The retail landscape is in flux, to say the least. Earlier this year, Staples announced the closure of 225 stores. Troubled Best Buy isn’t closing any stores this year, but it was one of the several retailers to close stores in 2013). Things aren’t all so bleak for big box retail, though. Costco is in the midst of a 5-year plan to open 150 new stores. Meanwhile, Walmart announced a strategy of shifting toward 10,000 SF to 40,000 SF grocery and convenience-type stores, away from 200,000 SF superstores. Large retailers are rethinking their physical footprint. Part of the shifting landscape comes down to the fact that brick-and-mortar stores, particularly warehouse-type stores, are costly to operate. Moreover, the energy efficient operation of these assets is hindered by factors such as unpredictable occupancy, high ceilings, and vast open space. However, smart building technologies are being developed for the specific challenges that face retail buildings.
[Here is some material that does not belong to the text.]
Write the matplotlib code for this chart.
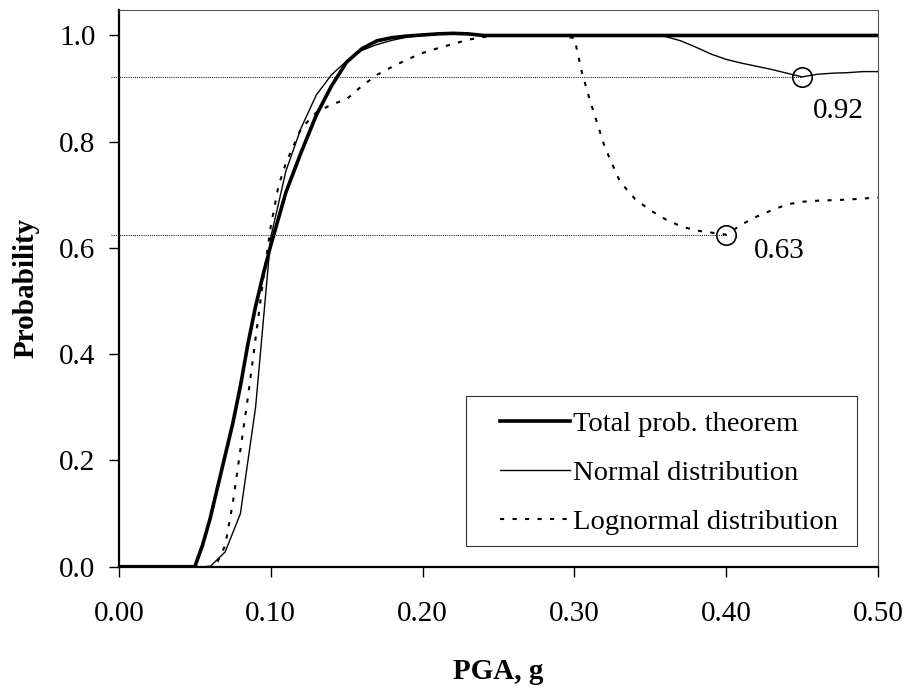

There are numerous approaches to improving the energy efficiency of buildings (see Navigant Research’s reports Energy Efficiency Retrofits for Commercial and Public Buildings and Building Energy Management Systems). But many of these aren’t appropriate for large, big box retail buildings. A recent brief from Johnson Controls’ Institute for Building Efficiency provides a thorough analysis that quantifies the cost and payback of various building efficiency improvements for commercial office buildings. It details 16 measures that represent 90% of possible energy savings. Unfortunately, most of those do not address big box retail; they focus on using energy for building occupants, not for empty spaces. That translates to providing cooling, lighting, and even power for computers only when occupants are in the space. Though these measures work in office buildings, healthcare facilities, schools, and many other commercial buildings, they don’t provide the same opportunity to many retail spaces.
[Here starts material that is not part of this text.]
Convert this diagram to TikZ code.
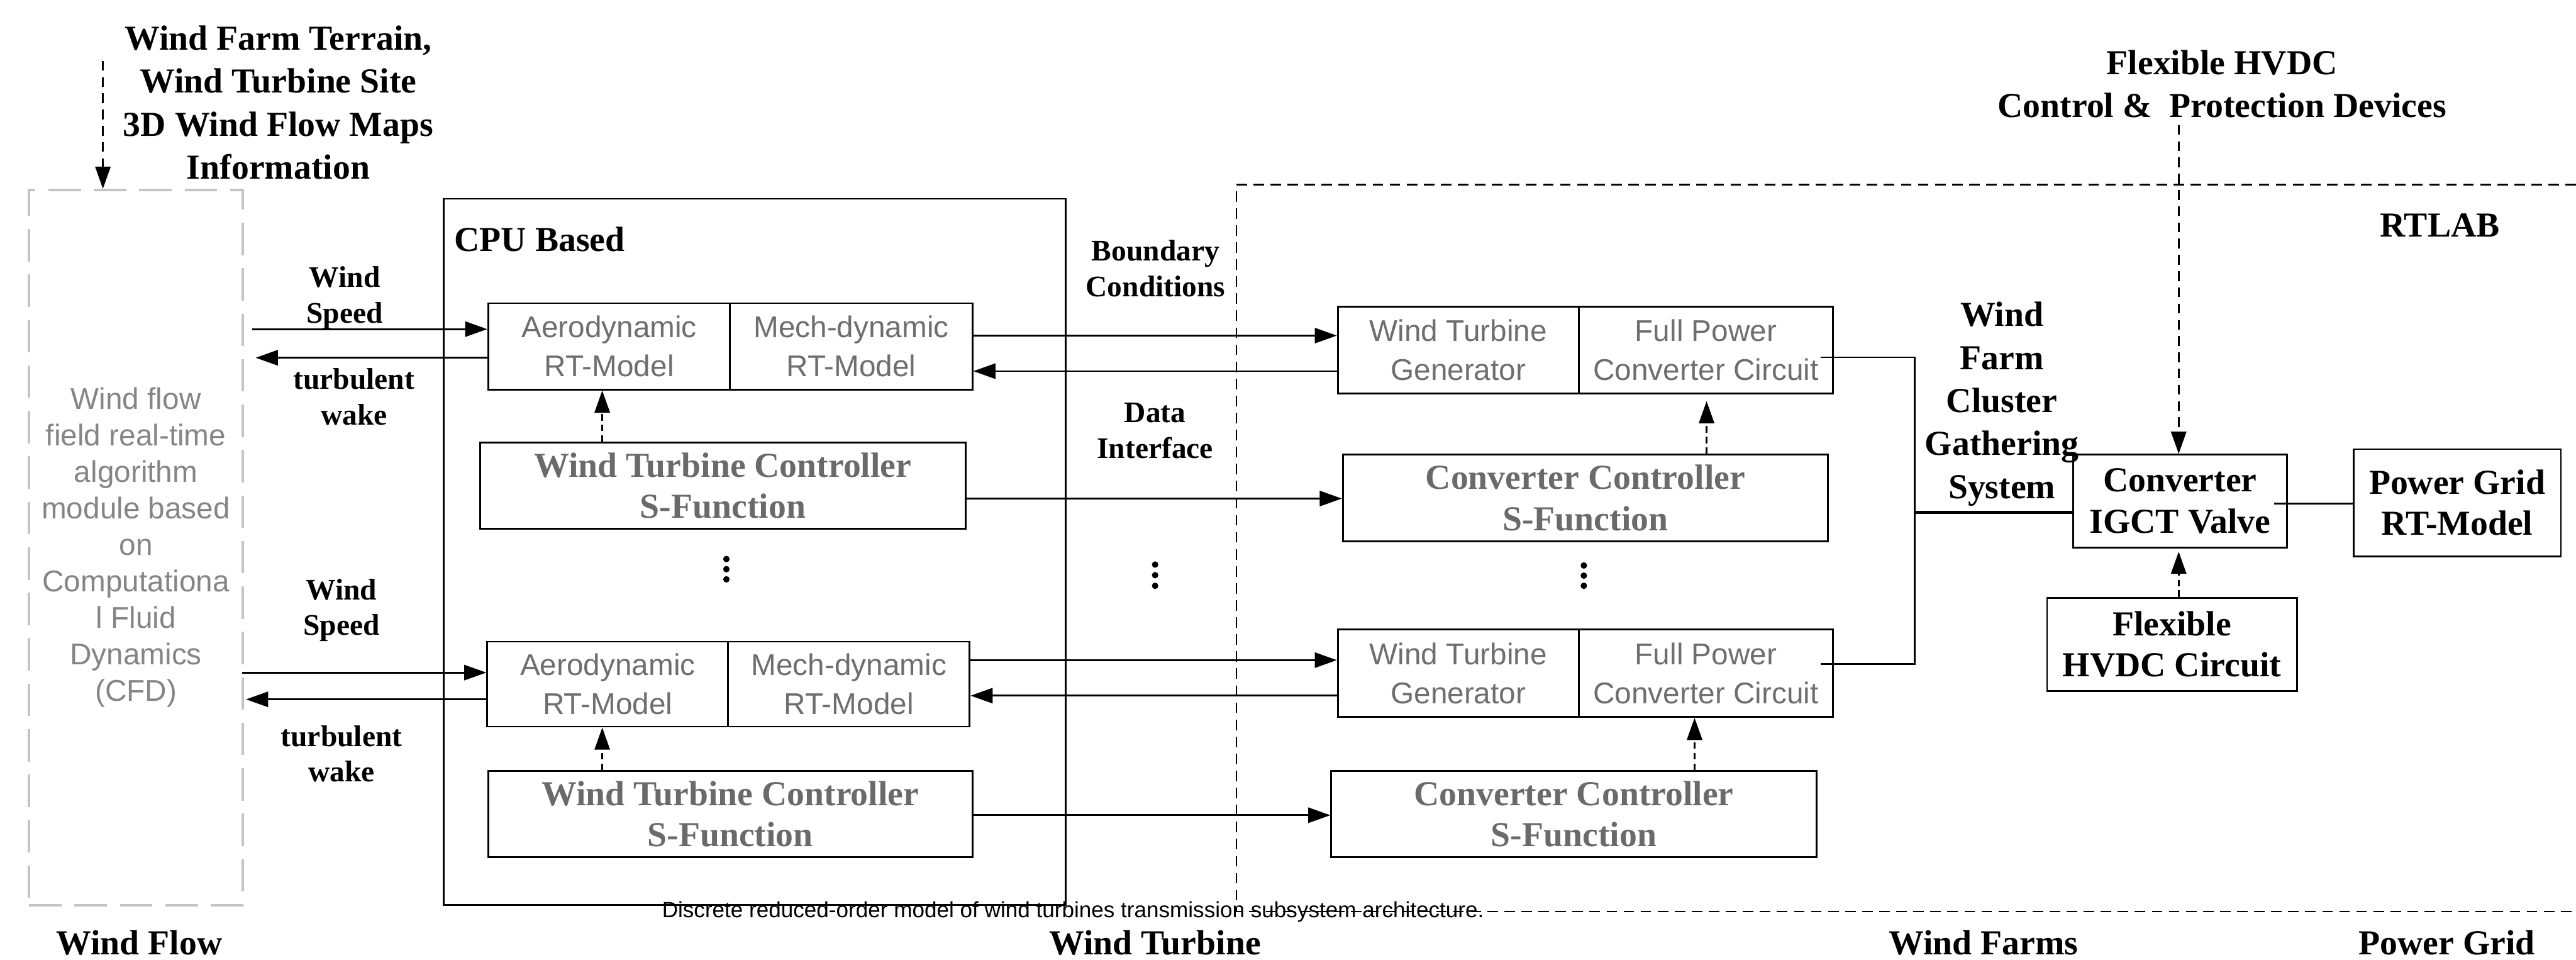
\documentclass[tikz,border=0pt]{standalone}
\usepackage{fontspec}
\setmainfont{Liberation Serif}
\setsansfont{Liberation Sans}
\usetikzlibrary{arrows.meta}
\definecolor{gtxt}{HTML}{6E6E6E}
\definecolor{gleft}{HTML}{858585}
\definecolor{gbld}{HTML}{6A6A6A}
\definecolor{gdash}{HTML}{C4C4C4}
\tikzset{
  bx/.style={draw, line width=1.1pt, inner sep=0pt, align=center},
  gsans/.style={font=\sffamily\fontsize{18.5pt}{24pt}\selectfont, text=gtxt},
  gbold/.style={font=\bfseries\fontsize{21.6pt}{25.5pt}\selectfont, text=gbld},
  bbox/.style={font=\bfseries\fontsize{21.6pt}{25.3pt}\selectfont},
  bbig/.style={font=\bfseries\fontsize{21.6pt}{26.5pt}\selectfont, inner sep=0pt, align=center},
  bsmall/.style={font=\bfseries\fontsize{18.4pt}{22pt}\selectfont, inner sep=0pt, align=center},
  arr/.style={line width=1.1pt, -{Triangle[length=0.48cm,width=0.33cm]}},
  darr/.style={arr, dash pattern=on 4pt off 2.5pt},
  tdarr/.style={arr, dash pattern=on 6pt off 4pt},
  ln/.style={line width=1.1pt},
  rtdash/.style={line width=0.9pt, dash pattern=on 6.5pt off 4pt},
}
\begin{document}
\begin{tikzpicture}[x=0.01cm,y=-0.01cm]
\useasboundingbox (0,0) rectangle (5582,2079);

% ---------- left: wind flow ----------
\node[draw=gdash, line width=1.5pt, dash pattern=on 20pt off 8pt, minimum width=4.63cm, minimum height=15.48cm, inner sep=0pt, align=center, font=\sffamily\fontsize{18.5pt}{22.5pt}\selectfont, text=gleft] (wf) at (294.5,1186) {Wind flow\\field real-time\\algorithm\\module based\\on\\Computationa\\l Fluid\\Dynamics\\(CFD)};
\node[bbig] (title) at (603,222) {Wind Farm Terrain,\\Wind Turbine Site\\3D Wind Flow Maps\\Information};
\coordinate (tstart) at (223,132);
\draw[tdarr] (tstart) -- (tstart |- wf.north);

% ---------- CPU box ----------
\node[draw, line width=1pt, minimum width=13.47cm, minimum height=15.29cm, inner sep=0pt] (cpu) at (1635.5,1195.5) {};
\node[bbig, anchor=west] (cpulbl) at (984,518) {CPU Based};

\node[bx, gsans, minimum width=5.24cm, minimum height=1.87cm] (aero1) at (1320,750.5) {Aerodynamic\\RT-Model};
\node[bx, gsans, minimum width=5.25cm, minimum height=1.87cm] (mech1) at (1844.5,750.5) {Mech-dynamic\\RT-Model};
\node[bx, gbold, minimum width=10.51cm, minimum height=1.86cm] (ctrl1) at (1566.5,1052) {Wind Turbine Controller\\S-Function};

\node[bx, gsans, minimum width=5.22cm, minimum height=1.84cm] (aero2) at (1317,1482) {Aerodynamic\\RT-Model};
\node[bx, gsans, minimum width=5.23cm, minimum height=1.84cm] (mech2) at (1839.5,1482) {Mech-dynamic\\RT-Model};
\node[bx, gbold, minimum width=10.49cm, minimum height=1.87cm] (ctrl2) at (1582.5,1763.5) {Wind Turbine Controller\\S-Function};

\fill (1574,1211) circle[radius=0.07cm];
\fill (1574,1233) circle[radius=0.07cm];
\fill (1574,1255) circle[radius=0.07cm];

% ---------- labels between ----------
\node[bsmall] (ws1l) at (747,645) {Wind\\Speed};
\node[bsmall] (tw1l) at (767,860) {turbulent\\wake};
\node[bsmall] (ws2l) at (740,1322) {Wind\\Speed};
\node[bsmall] (tw2l) at (740,1633) {turbulent\\wake};
\node[bsmall] (bcl) at (2504,582) {Boundary\\Conditions};
\node[bsmall] (dil) at (2503,933) {Data\\Interface};

\fill (2503,1223) circle[radius=0.07cm];
\fill (2503,1246) circle[radius=0.07cm];
\fill (2503,1269) circle[radius=0.07cm];

% ---------- RTLAB region ----------
\draw[rtdash] (5582,400) -- (2679,400) -- (2679,1975) -- (5582,1975);
\node[bbig] (rtlab) at (5287,488) {RTLAB};

\node[bx, gsans, minimum width=5.22cm, minimum height=1.88cm] (wtg1) at (3160,758) {Wind Turbine\\Generator};
\node[bx, gsans, minimum width=5.51cm, minimum height=1.88cm] (fpc1) at (3696.5,758) {Full Power\\Converter Circuit};
\node[bx, gbold, minimum width=10.51cm, minimum height=1.88cm] (conv1) at (3435.5,1079) {Converter Controller\\S-Function};

\node[bx, gsans, minimum width=5.22cm, minimum height=1.89cm] (wtg2) at (3160,1458.5) {Wind Turbine\\Generator};
\node[bx, gsans, minimum width=5.51cm, minimum height=1.89cm] (fpc2) at (3696.5,1458.5) {Full Power\\Converter Circuit};
\node[bx, gbold, minimum width=10.51cm, minimum height=1.87cm] (conv2) at (3410.5,1763.5) {Converter Controller\\S-Function};

\fill (3432,1225) circle[radius=0.07cm];
\fill (3432,1247) circle[radius=0.07cm];
\fill (3432,1269) circle[radius=0.07cm];

\node[bbig] (gath) at (4338,875) {Wind\\Farm\\Cluster\\Gathering\\System};
\node[bx, bbox, minimum width=4.64cm, minimum height=2.01cm] (igct) at (4724,1085.5) {Converter\\IGCT Valve};
\node[bx, bbox, minimum width=4.49cm, minimum height=2.32cm] (pg) at (5324.5,1089) {Power Grid\\RT-Model};
\node[bx, bbox, minimum width=5.41cm, minimum height=2.02cm] (hvdc) at (4706.5,1396) {Flexible\\HVDC Circuit};
\node[bbig] (hvdcctl) at (4815,182) {Flexible HVDC\\Control \&\ \ Protection Devices};

% ---------- connectors: upper turbine ----------
\coordinate (ws1) at (546,713);
\draw[arr] (ws1) -- (ws1 -| aero1.west);
\coordinate (tw1) at (554,775);
\draw[arr] (tw1 -| aero1.west) -- (tw1);
\coordinate (bc1) at (0,727);
\draw[arr] (bc1 -| mech1.east) -- (bc1 -| wtg1.west);
\coordinate (rt1) at (0,804);
\draw[arr] (rt1 -| wtg1.west) -- (rt1 -| mech1.east);
\coordinate (cc1) at (0,1080);
\draw[arr] (cc1 -| ctrl1.east) -- (cc1 -| conv1.west);
\coordinate (da1) at (1305,0);
\draw[darr] (da1 |- ctrl1.north) -- (da1 |- aero1.south);
\coordinate (dc1) at (3698,0);
\draw[darr, shorten >=0.15cm] (dc1 |- conv1.north) -- (dc1 |- fpc1.south);

% ---------- connectors: lower turbine ----------
\coordinate (ws2) at (525,1457);
\draw[arr] (ws2) -- (ws2 -| aero2.west);
\coordinate (tw2) at (533,1515);
\draw[arr] (tw2 -| aero2.west) -- (tw2);
\coordinate (bc2) at (0,1430);
\draw[arr] (bc2 -| mech2.east) -- (bc2 -| wtg2.west);
\coordinate (rt2) at (0,1507);
\draw[arr] (rt2 -| wtg2.west) -- (rt2 -| mech2.east);
\coordinate (cc2) at (0,1766);
\draw[arr] (cc2 -| ctrl2.east) -- (cc2 -| conv2.west);
\draw[darr] (da1 |- ctrl2.north) -- (da1 |- aero2.south);
\coordinate (dc2) at (3672,0);
\draw[darr] (dc2 |- conv2.north) -- (dc2 |- fpc2.south);

% ---------- connectors: farm / grid ----------
\coordinate (bus) at (4149,0);
\coordinate (o1) at (3945,774);
\coordinate (o2) at (3945,1438);
\draw[ln] (o1) -- (o1 -| bus) -- (o2 -| bus) -- (o2);
\coordinate (g1) at (0,1110);
\draw[line width=2pt] (g1 -| bus) -- (g1 -| igct.west);
\coordinate (p1) at (4928,1091);
\draw[ln] (p1) -- (p1 -| pg.west);
\coordinate (hc) at (4721,271);
\draw[tdarr] (hc) -- (hc |- igct.north);
\draw[darr, shorten >=0.07cm] (hc |- hvdc.north) -- (hc |- igct.south);

% ---------- bottom labels ----------
\node[bbig, anchor=base] (lwf) at (302,2068) {Wind Flow};
\node[bbig, anchor=base] (lwt) at (2503,2068) {Wind Turbine};
\node[bbig, anchor=base] (lwfs) at (4298,2068) {Wind Farms};
\node[bbig, anchor=base] (lpg) at (5302,2068) {Power Grid};
\node[font=\sffamily\fontsize{13.6pt}{16pt}\selectfont, inner sep=0pt, anchor=base west] (caption) at (1434,1987) {Discrete reduced-order model of wind turbines transmission subsystem architecture.};
\end{tikzpicture}
\end{document}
What does a smart retail look like?
Many retailers have aggressively pursued demand-controlled ventilation, lighting and controls upgrades, and advanced efficiency compressors for HVAC and refrigeration to reduce operating costs. But the cutting edge of smart building technology for retailers focuses more on the consumer experience than on energy efficiency. GE Lighting and BryteLight, for instance, are using next-generation LED fixtures to provide location-based services for retailers. Similarly, the Open Group, a consortium that enables the achievement of business objectives through IT standards, has outlined a use-case of using sensors to provide real-time information to retail customers.
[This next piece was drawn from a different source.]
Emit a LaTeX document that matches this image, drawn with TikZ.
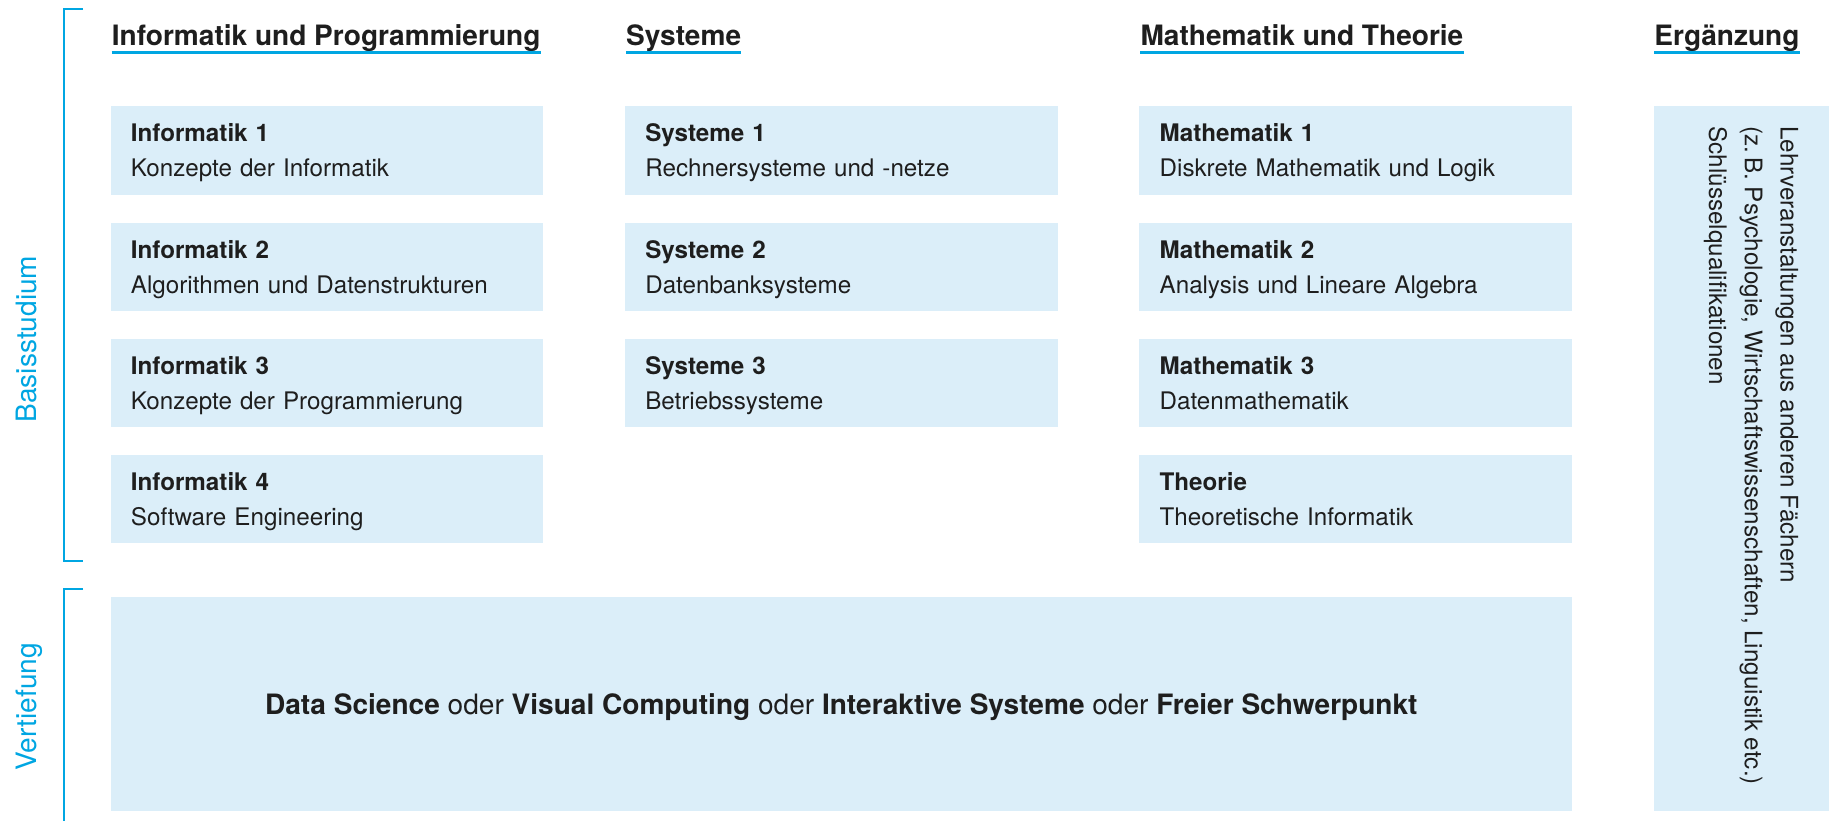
\documentclass[tikz,border=0pt]{standalone}
\usepackage{fontspec}
\setmainfont{TeX Gyre Heros}
\usepackage{tikz}

\definecolor{blau}{RGB}{0,166,226}
\definecolor{boxblau}{RGB}{219,238,249}
\definecolor{schrift}{RGB}{30,30,30}

\newcommand{\kurs}[2]{\rule{0pt}{30.5pt}\textbf{#1}\\#2\rule[-15pt]{0pt}{15pt}}

\tikzset{
  modul/.style={fill=boxblau, anchor=north west, inner xsep=17.3pt, inner ysep=0pt,
    text width=335.4pt, align=left, text=schrift, font=\fontsize{20.7}{30}\selectfont},
  kopf/.style={anchor=base west, inner sep=0pt, text=schrift, font=\fontsize{24}{28}\selectfont\bfseries},
  unterstrich/.style={draw=blau, line width=2.4pt},
  klammer/.style={draw=blau, line width=1.8pt},
  seite/.style={rotate=90, anchor=base, inner sep=0pt, text=blau, font=\fontsize{24}{28}\selectfont}
}

\begin{document}
\begin{tikzpicture}[x=1pt,y=-1pt]
\useasboundingbox (0,0) rectangle (1568,702);

\node[kopf] (hinf) at (95.5,38.5) {Informatik und Programmierung};
\node[kopf] (hsys) at (535.5,38.5) {Systeme};
\node[kopf] (hmat) at (975.5,38.5) {Mathematik und Theorie};
\node[kopf] (herg) at (1415,38.5) {Ergänzung};
\foreach \h in {hinf,hsys,hmat,herg}
  \path[unterstrich] ([yshift=-6.5pt]\h.base west) -- ([yshift=-6.5pt]\h.base east);

\foreach \i/\sub in {1/Konzepte der Informatik,2/Algorithmen und Datenstrukturen,3/Konzepte der Programmierung,4/Software Engineering}
  \node[modul] (inf\i) at (94.5,{90.7+99.5*(\i-1)}) {\kurs{Informatik \i}{\sub}};
\foreach \i/\sub in {1/Rechnersysteme und -netze,2/Datenbanksysteme,3/Betriebssysteme}
  \node[modul] (sys\i) at (534.5,{90.7+99.5*(\i-1)}) {\kurs{Systeme \i}{\sub}};
\foreach \i/\titel/\sub in {1/Mathematik 1/Diskrete Mathematik und Logik,2/Mathematik 2/Analysis und Lineare Algebra,3/Mathematik 3/Datenmathematik,4/Theorie/Theoretische Informatik}
  \node[modul] (mat\i) at (974.5,{90.7+99.5*(\i-1)}) {\kurs{\titel}{\sub}};

\node[fill=boxblau, anchor=north west, inner sep=0pt, minimum width=149.5pt, minimum height=603.1pt] (erg) at (1414.5,90.7) {};
\node[rotate=-90, anchor=north west, inner sep=0pt, align=left, text=schrift,
  font=\fontsize{20.7}{30.5}\selectfont] (ergtext) at ([xshift=-26pt,yshift=-17.3pt]erg.north east)
  {Lehrveranstaltungen aus anderen Fächern\\(z.\,B. Psychologie, Wirtschaftswissenschaften, Linguistik etc.)\\Schlüsselqualifikationen};

\node[fill=boxblau, anchor=north west, inner sep=0pt, minimum width=1250pt, minimum height=183pt,
  text height=17.5pt, text depth=0pt, text=schrift, font=\fontsize{24}{28}\selectfont] (vert) at (94.5,510.7)
  {\textbf{Data Science} oder \textbf{Visual Computing} oder \textbf{Interaktive Systeme} oder \textbf{Freier Schwerpunkt}};

\path[klammer] (71,7.7) -| (54.7,480) -- (71,480);
\path[klammer] (71,503.5) -| (54.7,702);
\node[seite] (basis) at (30.8,290) {Basisstudium};
\node[seite] (vertief) at (30.8,604.5) {Vertiefung};
\end{tikzpicture}
\end{document}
However, Massachusetts Institute of Technology’s SENSEable City Lab has recently unveiled a concept to use smart sensing technology to reduce energy consumption. Local Warming creates a controllable heating zone around an individual occupant, leaving the rest of the space at a neutral temperature. The solution relies upon a Wi-Fi-based motion tracking system that controls a system of mirrors and rotating motors to direct an infrared energy beam onto an occupant. In the future, LED technology can further reduce the complexity of the system by allowing a more distributed source of infrared heat.
Local Warming Concept
(Source: SENSEable City Lab)
While the system is not specifically designed for retail, the most compelling application for Local Warming is clearly big-box retail. These retail spaces are typically large and sparsely occupied. Additionally, infrared heating has long been employed in large retail spaces. Infrared heaters, which transfer heat through radiation rather than convection, warm occupants without having to warm the air. In warehouse-like stores, with lots of air relative to the number of people in it, infrared provides an efficient method of heating. Local Warming may signal a shift in the use of advanced sensor and location-based services in retail to the development of more advanced efficiency solutions.